Jared Cohen
For his first initiative as head of Google’s new think tank, Google Ideas, Jared Cohen convened a meeting of 80 one-time violent extremists to talk about what had drawn them to radicalism and what had made them leave it behind. The meeting was a bold venture that made some leading academics nervous, but Cohen, 29, was undeterred. Not only did Google Ideas pull off the June convention without a hitch, the event gave rise to The Formers, an online network of ex-radicals devoted to countering violent extremism.
Cohen’s first endeavor with Google Ideas embodied the formula he has used for investigating intractable world problems since his days as an Oxford University graduate student: Eschew official sources and get the story from the grass roots; think in broad, unencumbered strokes and harness technology to effect change.
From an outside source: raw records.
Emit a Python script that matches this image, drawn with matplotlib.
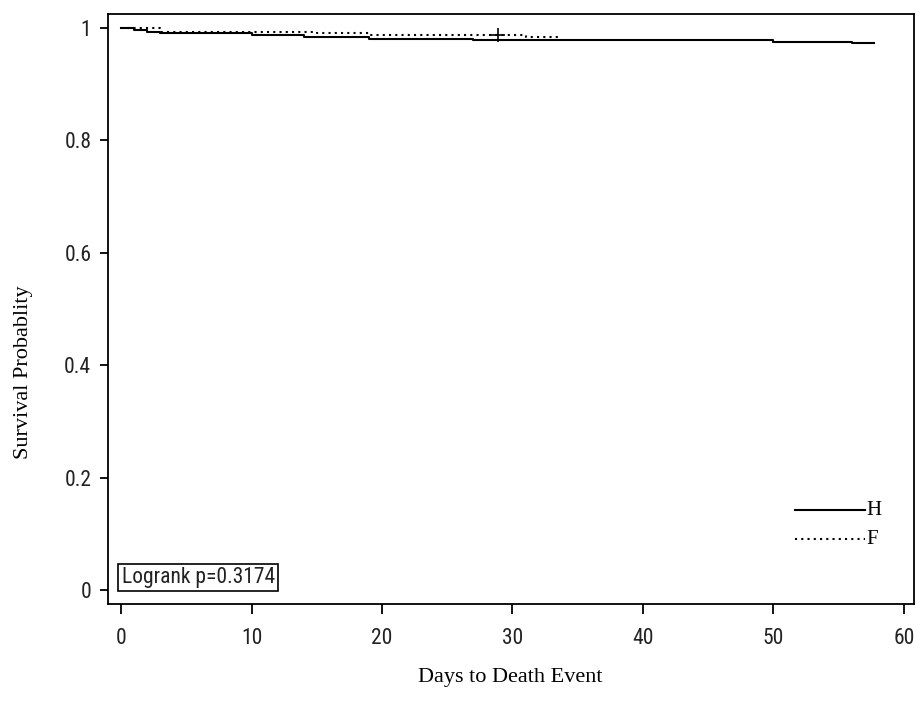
import matplotlib.pyplot as plt

# step-function survival estimates
h_days = [0, 1, 2, 3, 10, 14, 19, 27, 50, 56, 57.7]
h_surv = [1.0, 0.996, 0.993, 0.991, 0.987, 0.984, 0.981, 0.979, 0.975, 0.973, 0.973]
f_days = [0, 3, 15, 19, 31, 33.8]
f_surv = [1.0, 0.993, 0.991, 0.988, 0.985, 0.985]
f_cens_day = [28.9]
f_cens_surv = [0.988]

xticks = [0, 10, 20, 30, 40, 50, 60]
yticks = [0, 0.2, 0.4, 0.6, 0.8, 1.0]
yticklabels = ['0', '0.2', '0.4', '0.6', '0.8', '1']

narrow = ['Roboto Condensed', 'DejaVu Sans']
serif = 'Liberation Serif'

fig = plt.figure(figsize=(9.16, 7.02), dpi=100)
ax = fig.add_axes([0.1179, 0.1396, 0.8799, 0.8404])

ax.step(h_days, h_surv, where='post', color='black', lw=1.5, label='H')
ax.step(f_days, f_surv, where='post', color='black', lw=1.5, ls=(0, (1, 2)), label='F')
ax.plot(f_cens_day, f_cens_surv, marker='+', ls='none', color='black', ms=10, mew=1.2)

ax.set_xlim(-1.0, 60.77)
ax.set_ylim(-0.025, 1.025)
ax.set_xticks(xticks)
ax.set_yticks(yticks)
ax.set_yticklabels(yticklabels)
ax.tick_params(axis='x', direction='out', length=7, width=1.3, pad=10)
ax.tick_params(axis='y', direction='out', length=6, width=1.3, pad=6)
for lab in ax.get_xticklabels() + ax.get_yticklabels():
    lab.set_family(narrow)
    lab.set_fontsize(15.5)
    lab.set_fontweight('normal')
    lab.set_color('#222222')
for s in ax.spines.values():
    s.set_linewidth(1.3)

ax.set_xlabel('Days to Death Event', family=serif, fontsize=16)
ax.xaxis.set_label_coords(0.4988, -0.108)
ax.set_ylabel('Survival Probablity', family=serif, fontsize=16)
ax.yaxis.set_label_coords(-0.093, 0.393)

# legend drawn as lines + labels
ax.plot([51.65, 57.0], [0.142, 0.142], color='black', lw=1.5)
ax.text(57.1, 0.142, 'H', family=serif, fontsize=15, va='center', ha='left')
ax.plot([51.65, 57.0], [0.09, 0.09], color='black', lw=1.5, ls=(0, (1, 2)))
ax.text(57.1, 0.09, 'F', family=serif, fontsize=15, va='center', ha='left')

ax.text(0.05, 0.022, 'Logrank p=0.3174', family=narrow, fontsize=15.5, color='#222222',
        va='center', ha='left',
        bbox=dict(boxstyle='square,pad=0.15', fc='white', ec='black', lw=1.2))

fig.savefig('out.png', dpi=100)
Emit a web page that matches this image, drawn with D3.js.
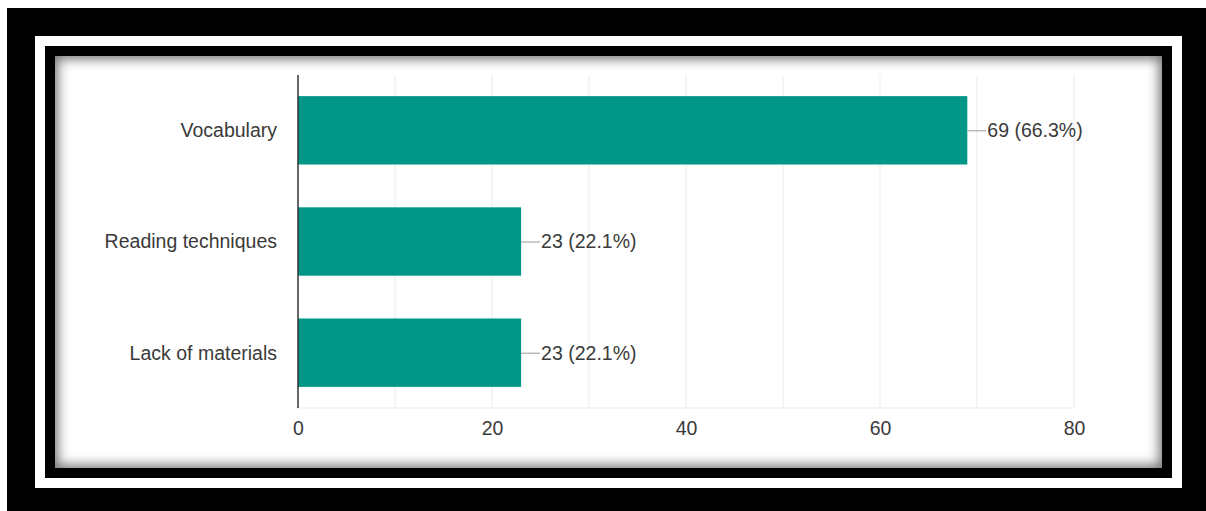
<!DOCTYPE html>
<html>
<head>
<meta charset="utf-8">
<script src="https://cdn.jsdelivr.net/npm/d3@7"></script>
<style>
  body { margin: 0; background: #fff; }
  .frame { position: absolute; left: 7px; top: 8px; width: 1199px; height: 503px; background: #000; }
  .band { position: absolute; left: 35px; top: 36px; width: 1147px; height: 452px; background: #fff; }
  .inner { position: absolute; left: 45px; top: 46px; width: 1127px; height: 432px; background: #000; }
  .card { position: absolute; left: 55px; top: 56px; width: 1107px; height: 412px; background: #fff;
          box-shadow: inset 0 0 12px 3px rgba(0,0,0,0.55); }
  svg { position: absolute; left: 0; top: 0; }
  text { font-family: "Liberation Sans", Arial, sans-serif; font-size: 19.5px; fill: #3a3a3a; }
</style>
</head>
<body>
<div class="frame"></div>
<div class="band"></div>
<div class="inner"></div>
<div class="card"></div>
<svg id="chart" width="1206" height="511"></svg>
<script>
const categories = ["Vocabulary", "Reading techniques", "Lack of materials"];
const counts = [69, 23, 23];
const percents = ["66.3%", "22.1%", "22.1%"];
const xTicks = [0, 20, 40, 60, 80];
const gridTicks = [10, 20, 30, 40, 50, 60, 70, 80];

const plot = { left: 298, right: 1074, top: 75, bottom: 408 };

const svg = d3.select("#chart");

const x = d3.scaleLinear().domain([0, 80]).range([plot.left, plot.right]);
const y = d3.scaleBand().domain(categories).range([plot.top, plot.bottom]).paddingInner(0.385).paddingOuter(0.19);

// grid lines
svg.append("g").selectAll("line")
    .data(gridTicks)
    .enter().append("line")
    .attr("x1", d => x(d)).attr("x2", d => x(d))
    .attr("y1", plot.top).attr("y2", plot.bottom)
    .attr("stroke", "#ebebeb").attr("stroke-width", 1);

svg.append("line")
    .attr("x1", plot.left).attr("x2", plot.right)
    .attr("y1", plot.bottom).attr("y2", plot.bottom)
    .attr("stroke", "#ebebeb");

// bars
svg.append("g").selectAll("rect")
    .data(counts)
    .enter().append("rect")
    .attr("x", x(0))
    .attr("y", (d, i) => y(categories[i]))
    .attr("width", d => x(d) - x(0))
    .attr("height", y.bandwidth())
    .attr("fill", "#009688");

// leader lines + value labels
counts.forEach((d, i) => {
    const cy = y(categories[i]) + y.bandwidth() / 2;
    svg.append("line")
        .attr("x1", x(d)).attr("x2", x(d) + 19)
        .attr("y1", cy + 0.5).attr("y2", cy + 0.5)
        .attr("stroke", "#999").attr("stroke-width", 1);
    svg.append("text")
        .attr("x", x(d) + 20)
        .attr("y", cy)
        .attr("dy", "0.35em")
        .text(`${d} (${percents[i]})`);
});

// category labels
svg.append("g").selectAll("text")
    .data(categories)
    .enter().append("text")
    .attr("x", plot.left - 21)
    .attr("y", d => y(d) + y.bandwidth() / 2)
    .attr("dy", "0.35em")
    .attr("text-anchor", "end")
    .text(d => d);

// y axis line
svg.append("line")
    .attr("x1", plot.left).attr("x2", plot.left)
    .attr("y1", plot.top).attr("y2", plot.bottom)
    .attr("stroke", "#333").attr("stroke-width", 1.5);

// x tick labels
const xAxis = d3.axisBottom(x).tickValues(xTicks).tickSize(0).tickPadding(13);
const gx = svg.append("g")
    .attr("transform", `translate(0,${plot.bottom})`)
    .call(xAxis);
gx.select(".domain").remove();
gx.selectAll("text")
    .style("font-family", '"Liberation Sans", Arial, sans-serif')
    .style("font-size", "19.5px")
    .attr("fill", "#444");
</script>
</body>
</html>
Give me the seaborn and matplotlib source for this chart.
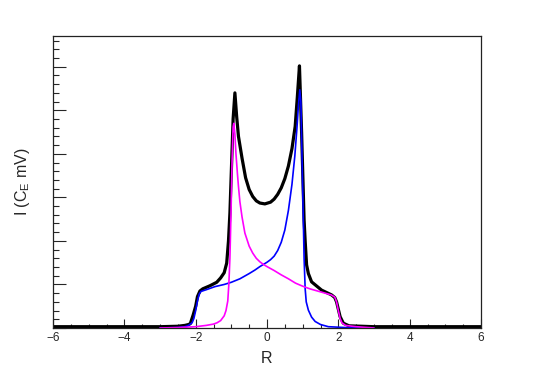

Cohen deployed these techniques as a U.S. State Department staffer in 2009, getting into hot water with the Obama administration when he asked Twitter to delay its scheduled maintenance and keep its site live for Iran’s tweeting revolutionaries.
Cohen makes it a point to text and tweet teens in the Middle East, especially those from countries with chilly relationships with Israel: Iran, Lebanon, Syria and Iraq. Cohen visited those countries as he was researching his book, “Children of Jihad: A Young American’s Travels Among the Youth of the Middle East.” His book takes note of how young Arabs are using technology to communicate with one another and with the outside world, beyond the watchful eyes of government officials — a narrative that seemed to presage the Arab Spring.